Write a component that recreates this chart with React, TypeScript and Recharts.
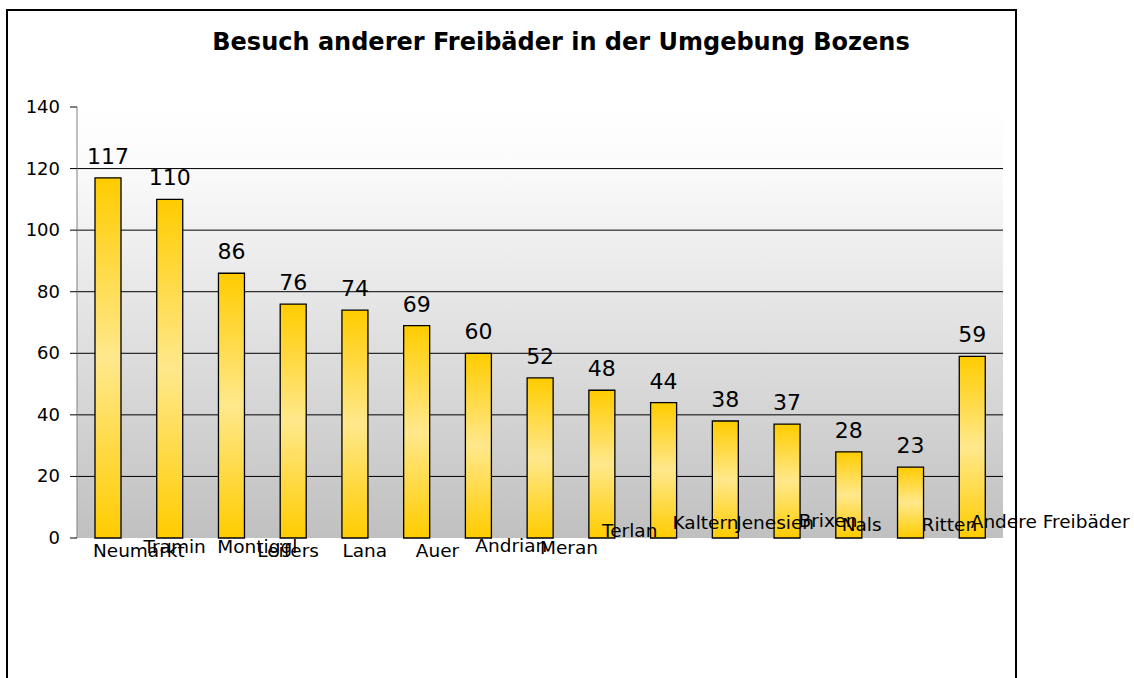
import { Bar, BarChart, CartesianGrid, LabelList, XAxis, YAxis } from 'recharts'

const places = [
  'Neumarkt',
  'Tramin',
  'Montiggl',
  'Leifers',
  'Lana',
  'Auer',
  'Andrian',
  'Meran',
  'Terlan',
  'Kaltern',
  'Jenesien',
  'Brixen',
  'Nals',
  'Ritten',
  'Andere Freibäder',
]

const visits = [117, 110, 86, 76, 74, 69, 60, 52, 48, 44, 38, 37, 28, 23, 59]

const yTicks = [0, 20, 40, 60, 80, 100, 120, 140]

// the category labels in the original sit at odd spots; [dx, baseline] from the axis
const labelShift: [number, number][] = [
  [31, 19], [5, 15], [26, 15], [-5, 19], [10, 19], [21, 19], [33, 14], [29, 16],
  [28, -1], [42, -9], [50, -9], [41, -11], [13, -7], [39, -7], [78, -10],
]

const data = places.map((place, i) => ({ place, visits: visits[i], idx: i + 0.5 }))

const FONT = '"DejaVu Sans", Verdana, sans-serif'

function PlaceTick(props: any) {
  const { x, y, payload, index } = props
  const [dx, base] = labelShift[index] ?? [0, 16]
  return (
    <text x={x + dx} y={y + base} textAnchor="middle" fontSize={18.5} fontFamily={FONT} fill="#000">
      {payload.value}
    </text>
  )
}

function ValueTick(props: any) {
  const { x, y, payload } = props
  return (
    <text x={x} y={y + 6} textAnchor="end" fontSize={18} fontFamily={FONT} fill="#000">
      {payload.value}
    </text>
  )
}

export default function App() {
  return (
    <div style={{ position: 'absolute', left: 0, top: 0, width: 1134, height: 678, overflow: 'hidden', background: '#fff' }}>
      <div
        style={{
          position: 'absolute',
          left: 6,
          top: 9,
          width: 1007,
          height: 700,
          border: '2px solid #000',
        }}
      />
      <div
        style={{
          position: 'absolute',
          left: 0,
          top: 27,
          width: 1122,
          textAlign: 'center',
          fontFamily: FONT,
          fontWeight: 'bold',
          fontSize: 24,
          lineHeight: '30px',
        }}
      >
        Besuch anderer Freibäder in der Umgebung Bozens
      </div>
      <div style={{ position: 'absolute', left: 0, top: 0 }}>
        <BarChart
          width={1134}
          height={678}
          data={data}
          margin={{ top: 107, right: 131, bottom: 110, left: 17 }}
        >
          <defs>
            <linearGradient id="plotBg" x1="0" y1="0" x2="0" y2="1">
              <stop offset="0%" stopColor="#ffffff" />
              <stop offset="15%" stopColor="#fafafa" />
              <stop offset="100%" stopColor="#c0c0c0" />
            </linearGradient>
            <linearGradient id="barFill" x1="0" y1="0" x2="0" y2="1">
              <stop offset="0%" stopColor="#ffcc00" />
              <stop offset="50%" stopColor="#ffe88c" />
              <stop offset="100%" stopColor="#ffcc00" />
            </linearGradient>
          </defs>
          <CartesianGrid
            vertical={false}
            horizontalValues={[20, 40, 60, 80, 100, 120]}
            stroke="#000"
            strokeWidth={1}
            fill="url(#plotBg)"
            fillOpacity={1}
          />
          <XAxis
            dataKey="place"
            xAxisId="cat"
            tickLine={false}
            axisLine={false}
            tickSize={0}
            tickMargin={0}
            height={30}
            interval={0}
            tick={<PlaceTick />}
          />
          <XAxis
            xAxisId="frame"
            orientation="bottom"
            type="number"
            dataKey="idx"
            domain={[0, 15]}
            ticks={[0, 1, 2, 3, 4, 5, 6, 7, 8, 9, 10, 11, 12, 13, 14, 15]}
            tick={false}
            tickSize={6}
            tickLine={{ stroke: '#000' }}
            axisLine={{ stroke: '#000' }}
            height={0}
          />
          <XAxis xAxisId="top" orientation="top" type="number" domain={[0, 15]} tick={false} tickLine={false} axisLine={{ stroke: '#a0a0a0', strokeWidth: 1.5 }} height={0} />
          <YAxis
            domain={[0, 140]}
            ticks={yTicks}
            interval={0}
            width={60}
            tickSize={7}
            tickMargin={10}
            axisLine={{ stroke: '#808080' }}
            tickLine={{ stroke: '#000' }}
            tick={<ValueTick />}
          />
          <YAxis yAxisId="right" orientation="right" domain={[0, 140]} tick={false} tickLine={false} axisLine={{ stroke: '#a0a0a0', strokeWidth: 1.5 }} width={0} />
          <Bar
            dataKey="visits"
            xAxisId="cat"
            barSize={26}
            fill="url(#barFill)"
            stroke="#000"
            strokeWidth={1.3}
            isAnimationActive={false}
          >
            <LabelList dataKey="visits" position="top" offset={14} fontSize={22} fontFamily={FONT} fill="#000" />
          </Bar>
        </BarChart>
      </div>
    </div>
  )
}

- [Problem requirements]: Repeat exactly and only the lines from the start of the data above through the line that holds "const yTicks = [0, 20, 40, 60, 80, 100, 120, 140]", inclusive. Pictures do not belong in the copy.

- [Right answer]:
Write a component that recreates this chart with React, TypeScript and Recharts.
import { Bar, BarChart, CartesianGrid, LabelList, XAxis, YAxis } from 'recharts'

const places = [
  'Neumarkt',
  'Tramin',
  'Montiggl',
  'Leifers',
  'Lana',
  'Auer',
  'Andrian',
  'Meran',
  'Terlan',
  'Kaltern',
  'Jenesien',
  'Brixen',
  'Nals',
  'Ritten',
  'Andere Freibäder',
]

const visits = [117, 110, 86, 76, 74, 69, 60, 52, 48, 44, 38, 37, 28, 23, 59]

const yTicks = [0, 20, 40, 60, 80, 100, 120, 140]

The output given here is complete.